A federated pre-event community resilience approach for assessing physical and social sub-systems: an extreme rainfall case in Hong Kong

Abstract

Comparative community resilience ranking illuminates resources prioritization in the pre-disruption mitigation process. Nonetheless, previous researchers address community resilience assessment in isolated manner by considering the technical side or social capabilities only. The myopic results generated from the solely designated assessment can be misleading and may affect the subsequent resilience building efforts. More importantly, a single modeling paradigm is insufficient to capture the disparate characteristic of interconnected socio-technical sub-systems in a community. This paper proposes a federated approach to assess the pre-event socio-technical community resilience.
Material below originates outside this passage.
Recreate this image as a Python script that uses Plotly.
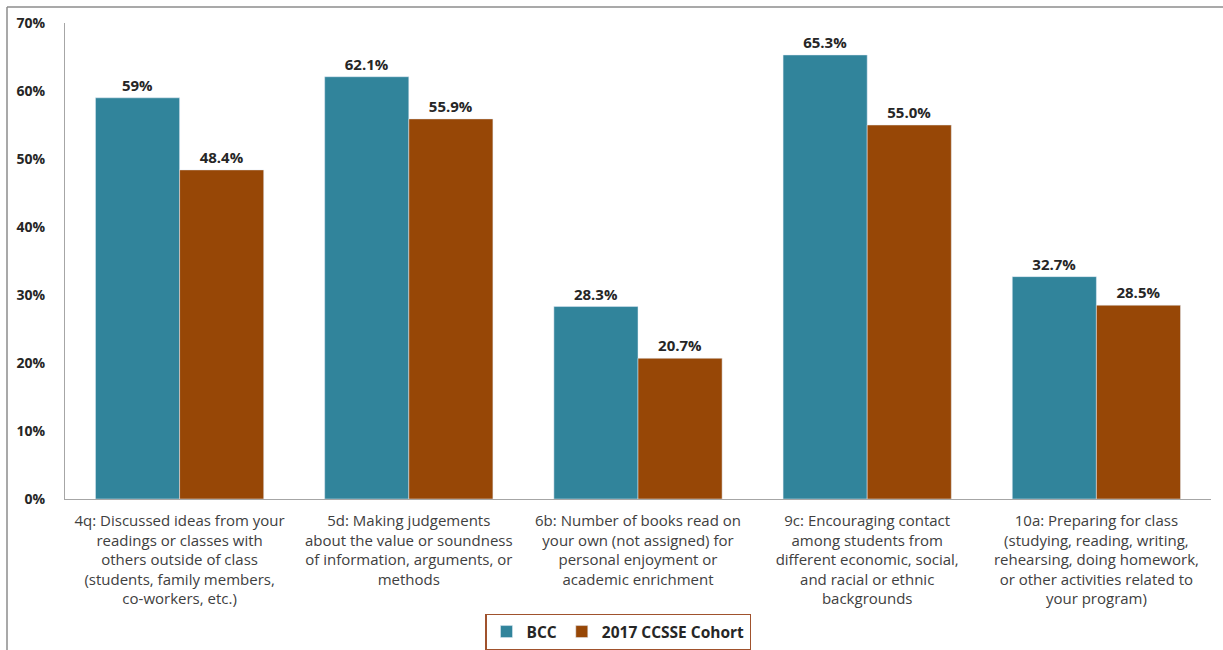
import plotly.graph_objects as go

categories = [
    "4q: Discussed ideas from your<br>readings or classes with<br>others outside of class<br>(students, family members,<br>co-workers, etc.)",
    "5d: Making judgements<br>about the value or soundness<br>of information, arguments, or<br>methods",
    "6b: Number of books read on<br>your own (not assigned) for<br>personal enjoyment or<br>academic enrichment",
    "9c: Encouraging contact<br>among students from<br>different economic, social,<br>and racial or ethnic<br>backgrounds",
    "10a: Preparing for class<br>(studying, reading, writing,<br>rehearsing, doing homework,<br>or other activities related to<br>your program)",
]
bcc = [59.0, 62.1, 28.3, 65.3, 32.7]
cohort = [48.4, 55.9, 20.7, 55.0, 28.5]
bcc_labels = ["59%", "62.1%", "28.3%", "65.3%", "32.7%"]
cohort_labels = ["48.4%", "55.9%", "20.7%", "55.0%", "28.5%"]
y_ticks = [0, 10, 20, 30, 40, 50, 60, 70]
y_tick_labels = ["0%", "10%", "20%", "30%", "40%", "50%", "60%", "70%"]

FONT = "Open Sans"
W, H = 1223, 650
L, R, T, B = 65, 12, 23, 151
pw, ph = W - L - R, H - T - B

def px_x(x):
    return (x - L) / pw

def px_y(y):
    return (H - B - y) / ph

fig = go.Figure()
fig.add_trace(go.Bar(
    x=categories, y=bcc, name="BCC", marker_color="#31849B",
    text=bcc_labels, textposition="outside", cliponaxis=False,
    textfont=dict(family=FONT, size=15, color="#262626", weight="bold"),
))
fig.add_trace(go.Bar(
    x=categories, y=cohort, name="2017 CCSSE Cohort", marker_color="#974706",
    text=cohort_labels, textposition="outside", cliponaxis=False,
    textfont=dict(family=FONT, size=15, color="#262626", weight="bold"),
))

fig.update_layout(
    width=W, height=H,
    margin=dict(l=L, r=R, t=T, b=B, autoexpand=False),
    paper_bgcolor="white", plot_bgcolor="white",
    barmode="group", bargap=0.266, bargroupgap=0,
    font=dict(family=FONT, size=15, color="#404040"),
    showlegend=True,
    legend=dict(
        orientation="h", x=618 / W, xanchor="center",
        xref="container", yref="container",
        y=1 - 632 / H, yanchor="middle",
        bordercolor="#A0522D", borderwidth=1.5,
        font=dict(family=FONT, size=15.5, color="#262626", weight="bold"),
        itemwidth=30, tracegroupgap=0,
    ),
)
fig.update_xaxes(
    showline=True, linecolor="#A6A6A6", linewidth=1.2,
    tickfont=dict(family=FONT, size=15, color="#404040"),
    ticks="", showgrid=False, automargin=False, ticklabelstandoff=8,
)
fig.update_yaxes(
    range=[0, 70], tickvals=y_ticks, ticktext=y_tick_labels,
    showline=True, linecolor="#A6A6A6", linewidth=1.2,
    showgrid=False, zeroline=False, ticks="", automargin=False,
    tickfont=dict(family=FONT, size=14, color="#262626", weight="bold"),
    ticklabelstandoff=16,
)

# outer frame (top and left edges)
fig.add_shape(type="line", xref="paper", yref="paper",
              x0=px_x(7), x1=px_x(1223), y0=px_y(7), y1=px_y(7),
              line=dict(color="#8C8C8C", width=1.5))
fig.add_shape(type="line", xref="paper", yref="paper",
              x0=px_x(7), x1=px_x(7), y0=px_y(7), y1=px_y(650),
              line=dict(color="#8C8C8C", width=1.5))

fig.write_html("out.html")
It assembles the topological-based evaluation, physics-based performance simulation, and multicriteria decision analysis into a unified framework whereby the results derived from the topological and physics-based methods are treated as inputs for the subsequent multi-criteria decision analysis model to generate comparative socio-technical community resilience ranking. A practical case in Hong Kong is used to demonstrate the applicability of the federated approach. Using the holistic socio-technical assessment results in the illustrative case, mitigation resources can be sensibly prioritized. The strategic implications indicate that the comparative resilience ranking outperforms the results produced by models focusing on the technical or social aspect only. Since the federated approach integrates the strength of multiple models when investigating the static structures and dynamic behaviors of complex socio-technical systems at the community level, it can lead to more reliable and balanced decision making process.